Fresh into 2012, we’ve heard many predictions about how the region will perform this year.  One of the most common predictions is that Islamic banks and funds will start to consolidate, in part to take advantage of economies of scale and to extend their reach.  We believe this is good for the industry, as it should lead to greater stability and ultimately increased confidence and funds.  Because most Islamic finance organizations are small, there are concerns that even the smallest failure or instability by a handful of firms could cause a run on assets or contagion – and consolidation could prevent this.  Similarly, consolidation is a sensible way to grow for smaller banks, as few institutions in the region have the capital required to establish a newly license megabank that can grow organically. 

Here are few recent developments that indicate the environment in the region is healthy and ready for consolidation:

  • The Islamic Financial Services Board, an international standard-setting organization that promotes and enhances the soundness and stability of the Islamic financial services industry, recently announced new principles for liquidity risk management and stress testing (more details here)
  • Thomson Reuters launched the world’s first Islamic finance benchmark rate (see press release)
  • Emirates NBD Bank announced in October 2011 that it will take over Dubai Bank at the request of the government (read news story here)
  • Bahrain’s central bank pushes for five of its Islamic banks to merge in order to improve their capital bases (see details here)

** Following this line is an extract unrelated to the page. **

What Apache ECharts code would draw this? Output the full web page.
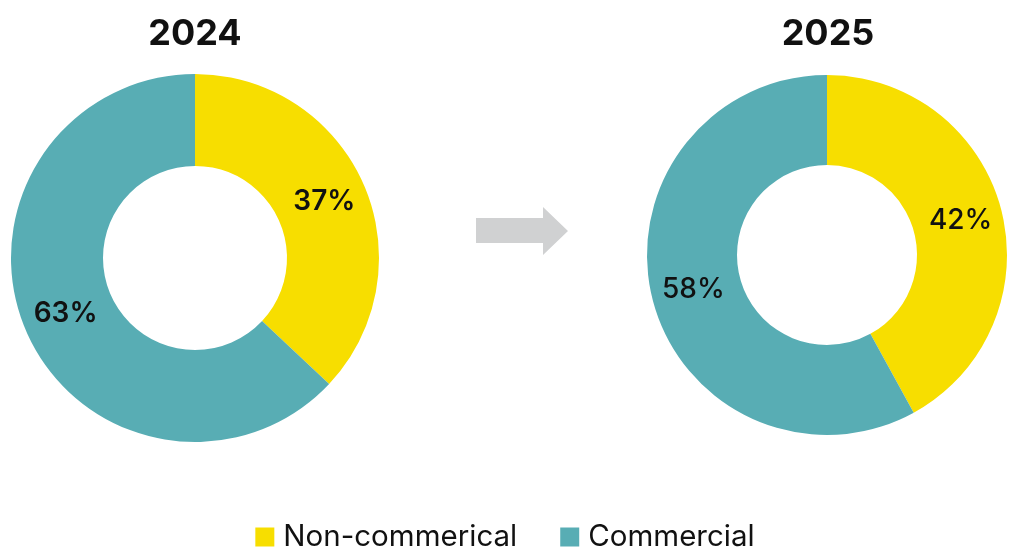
<!DOCTYPE html>
<html>
<head>
<meta charset="utf-8">
<script src="https://cdn.jsdelivr.net/npm/echarts@6/dist/echarts.min.js"></script>
<style>
html,body{margin:0;padding:0;background:#fff;}
#chart{width:1010px;height:550px;}
</style>
</head>
<body>
<div id="chart"></div>
<script>
const categories = ['Non-commerical', 'Commercial'];
const years = ['2024', '2025'];
const values2024 = [37, 63];
const values2025 = [42, 58];
const colors = ['#F7DE00', '#58ADB4'];

const chart = echarts.init(document.getElementById('chart'), null, {renderer: 'canvas'});

function pieData(vals) {
  return categories.map((c, i) => ({name: c, value: vals[i]}));
}

const labelStyle = (weight) => ({
  show: true,
  position: 'inside',
  formatter: '{c}%',
  color: '#111',
  fontFamily: 'Inter',
  fontSize: 28,
  fontWeight: weight
});

const titleStyle = {fontFamily: 'Inter', fontWeight: 'bold', fontSize: 36, color: '#111'};

const option = {
  animation: false,
  color: colors,
  title: [
    {text: years[0], left: 190, top: 11, textAlign: 'center', textStyle: titleStyle},
    {text: years[1], left: 823, top: 11, textAlign: 'center', textStyle: titleStyle}
  ],
  legend: {
    data: categories,
    top: 517,
    left: 'center',
    icon: 'rect',
    itemWidth: 19,
    itemHeight: 19,
    itemGap: 43,
    textStyle: {fontFamily: 'Inter', fontSize: 29.5, color: '#111', padding: [0, 0, 0, 4]}
  },
  graphic: [{
    type: 'polygon',
    shape: {points: [[476,218],[543,218],[543,207],[568,231],[543,255],[543,243],[476,243]]},
    style: {fill: '#D0D1D2'}
  }],
  series: [
    {
      type: 'pie',
      center: [195, 258],
      radius: [92, 184],
      startAngle: 90,
      clockwise: true,
      data: pieData(values2024),
      label: labelStyle(600),
      labelLine: {show: false},
      itemStyle: {borderWidth: 0},
      emphasis: {disabled: true}
    },
    {
      type: 'pie',
      center: [827, 255],
      radius: [90, 180],
      startAngle: 90,
      clockwise: true,
      data: pieData(values2025),
      label: labelStyle(500),
      labelLine: {show: false},
      itemStyle: {borderWidth: 0},
      emphasis: {disabled: true}
    }
  ]
};
chart.setOption(option);
</script>
</body>
</html>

There is also some evidence that Southeast Asian Islamic finance institutions are increasing cooperation with GCC institutions, and that consolidation may occur across regions.  For example, Bank Negara Malaysia is processing three applications for megabank licenses in the country, and sources indicate that all of these investors are from the GCC.  Similarly, Malaysian Islamic finance firms could serve as a good source of capital for GCC firms.

We believe that consolidation could be a key driver of growth for asset managers in the region.  It is also critical for asset managers to continue to penetrate existing markets, as assets under management remain small relative to banking deposits.  For example, in the U.S., assets under management have historically been larger than bank deposits, whereas in the GCC assets under management are a fraction of bank deposits.  Consolidation might be the catalyst needed to shorten the industry’s development curve and provide investors with the confidence needed to shift assets to asset managers.

Are you seeing signs on consolidation in Islamic finance markets?  What are your predictions for the industry in 2012?